Where standardization is necessary or useful, I'd see a key part of this RG's
role as identifying the specific work to be done and spinning off WGs for
those specific protocols over the next few years, and then it can close down
as soon as media on the internet has been conclusively solved to everyone's
satisfaction and all the media requirements have become stable.  ;)

Best,
Jake

On 2019-09-05, 10:49, "Deen, Glenn (NBCUniversal)" <Glenn.Deen@nbcuni.com> wrote:



On 9/5/19, 9:33 AM, "GGIE on behalf of Holland, Jake" <ggie-bounces@ietf.org on behalf of jholland@akamai.com> wrote:

    Hi,
    
    Sorry for the slow response, I've got several things going on, and my
    response is complicated.  But I do still care, and I do still support
    normalizing this group.
    
    (Also: sorry for not figuring this all out and making the case better
    back in February, but my current position was influenced by new
    information from feedback during 105.)
    
    TL/DR:
    I think we should revisit the idea of making mops a research group
    instead of a working group.

I arrived at the opposite conclusion having worked much the same line of reasoning that Jake raised.  

In respect to Jake, I'm not saying I think he is wrong.  I am saying that I think it's where one draws the line between
stuff in use TODAY on the network, and things being looked at for TOMORROW.  

I suggest we don't worry about creating a home for every cases of work, but for MOPS focus on the here and now stuff. 

What differentiates the work that I in MOPS is how close to real world problems, production and deployment it would be.  
The video and IP network problems that are hot topics right now with video creators, video distributors, and video viewers are
uses of IP networking being developed and deployed operationally and that fits best in a WG and not RG.

Certainly there are research topics on video things that are more experimental approaches, and for those MOPS might not be
the right fit.    The GGIE proposal might have fit better into an RG, but that's not what we are currently talking about. 

Perhaps down the road there may be enough experiment and research video activity that is looking for a home in the IRTF
that it would be right to create an additional group there, but that isn't this current MOPS discussion in my view.

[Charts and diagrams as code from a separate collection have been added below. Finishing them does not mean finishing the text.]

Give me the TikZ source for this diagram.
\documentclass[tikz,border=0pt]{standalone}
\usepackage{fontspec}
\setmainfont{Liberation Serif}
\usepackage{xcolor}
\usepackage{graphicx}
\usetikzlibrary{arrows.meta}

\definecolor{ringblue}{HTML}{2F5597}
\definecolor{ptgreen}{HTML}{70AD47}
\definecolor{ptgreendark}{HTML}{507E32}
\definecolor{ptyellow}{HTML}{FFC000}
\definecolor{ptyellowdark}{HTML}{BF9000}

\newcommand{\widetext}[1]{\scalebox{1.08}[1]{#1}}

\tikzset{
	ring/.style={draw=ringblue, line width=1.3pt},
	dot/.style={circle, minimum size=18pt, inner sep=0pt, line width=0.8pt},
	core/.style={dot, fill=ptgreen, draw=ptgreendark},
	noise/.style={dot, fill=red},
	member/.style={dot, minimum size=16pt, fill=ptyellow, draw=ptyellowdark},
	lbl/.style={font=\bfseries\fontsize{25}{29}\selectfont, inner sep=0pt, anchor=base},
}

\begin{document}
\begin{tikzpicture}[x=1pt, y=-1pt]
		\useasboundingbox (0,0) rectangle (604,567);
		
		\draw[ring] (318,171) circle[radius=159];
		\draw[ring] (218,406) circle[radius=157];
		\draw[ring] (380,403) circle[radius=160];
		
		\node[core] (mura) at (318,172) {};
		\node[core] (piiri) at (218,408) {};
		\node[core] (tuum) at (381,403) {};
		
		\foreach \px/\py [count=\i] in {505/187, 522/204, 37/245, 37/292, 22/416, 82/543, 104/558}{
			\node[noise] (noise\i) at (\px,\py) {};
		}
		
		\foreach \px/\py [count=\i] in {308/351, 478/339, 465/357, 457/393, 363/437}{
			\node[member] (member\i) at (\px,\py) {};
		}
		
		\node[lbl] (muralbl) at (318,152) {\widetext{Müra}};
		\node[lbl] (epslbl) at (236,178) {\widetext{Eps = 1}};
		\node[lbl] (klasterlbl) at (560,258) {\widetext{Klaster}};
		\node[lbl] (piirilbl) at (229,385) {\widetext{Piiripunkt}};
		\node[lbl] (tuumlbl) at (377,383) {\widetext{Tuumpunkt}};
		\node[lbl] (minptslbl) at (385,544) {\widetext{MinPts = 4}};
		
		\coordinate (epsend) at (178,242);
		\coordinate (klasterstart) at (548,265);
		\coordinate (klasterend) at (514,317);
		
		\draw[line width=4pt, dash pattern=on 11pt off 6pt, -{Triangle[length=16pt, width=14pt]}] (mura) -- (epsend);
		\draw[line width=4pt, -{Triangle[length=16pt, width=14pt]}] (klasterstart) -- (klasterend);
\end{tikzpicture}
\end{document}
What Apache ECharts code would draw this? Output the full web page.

Let's recall, that there have been 2 big motivators in the run up to MOPS on why this was being looked at in the IETF:  

(1) First, is the video industry migration to IP networks for both video creation, and video delivery and the current needs and 
issues this has created.

(2) Second, is the technical challenges that have come along with that migration/adoption which include dealing with latency 
and scalability of video on those IP networks.


Orgs like SMPTE and Streaming Video Alliance have been tackling these issues very well in the scope of their ability.  SMPTE
did their SMPTE 2110 on how to use IP network in professional video production.   The streaming video alliance has been working 
on things like CDN caching, location storage, security, privacy, geo etc.  BUT each aren't covering the IP Network aspects of this work that 
the IETF handles.     Both SMPTE and the Streaming Video Alliance in turn depend on the IP Network standards done in the IETF.

Groups like MPEG-DASH are working on the video player side of how to use IP Networks to deliver video, but they too 
depend on the IETF's IP networking standards to build on.

That's where I see MOPS filling an important role - ingesting and maturing the needs from the real world of 
video that is using IP Networking as its network and transport and then turning them in high qualify IETF documents that
are either eventually turned into RFCs via MOPS or are handed over to other WG when they've matured enough to be ready
for those other groups to look at.    This is would be things are in deployed production today, and things
that are being deployed now as new services, and offerings.

It's the timeliness of actual wide use that distinguishes things to me, as well as who is doing it.  

An RG is a great place to connect with academics and industry researchers.  

A WG is the place to connect with other doing-it-now industry practitioners that are already at the IETF, and a place to for new IETF
participants who want to join the IETF to work with others.


It's has long struck me as odd that we, meaning we the IETF, often talk about video on the Internet as if was some edge use case of the network 
and IP standards instead of seeing it as what is: The biggest, without any close second, use of the Internet globally.   I think it's because up to now
we've been able to semi-ignore it because it wasn't placing major new demands up the standards developed at the IETF.   

We’ve gotten away with it because until recently the video uses on the Internet have been the easy stuff.  Things like P2P downloads of movie files
which benefitted from high distribution of file sources.  Or things like streaming a recorded movie out to a few tens/hundreds of thousands of people who
wanted to watch it.     Those were the easy to solve use cases and not the really hard stuff like like streaming a live event to hundreds of millions of 
simultaneous viewers globally. 

You can scale delivery of a movie to tens or hundreds of thousands of viewers by distributing it on many many caches.   Throwing more 
servers at the problem isn’t enough when you want to live stream, with 6-8s of latency, a sports event to 500 million or more viewers.  That 
bigger use case is what is being sought today and it's at such as scale that any inefficiency or rough spot in the network or its technology 
gets stressed to the breaking point.    

That was an important point Jake's talk at the MOPS BoF highlighted.  The thing is though, that this problem isn't a theoretical research topic that
can linger through long discussions, experiments and academic papers exploring the perfect solution.   This stuff is what companies are trying to 
do as services to viewers today and are hitting the wall on doing it successfully at extreme scale. 

And that's just one example of where MOPS would play a role by being a WG that could pull together real world problems and the people who want to 
work on it.     The work my well spin out specific needs to other WG groups, but they would mature it and foster it to a point where it could fit into the 
IETF's way of working and could help solve those problems that video's stressing of the network bring out.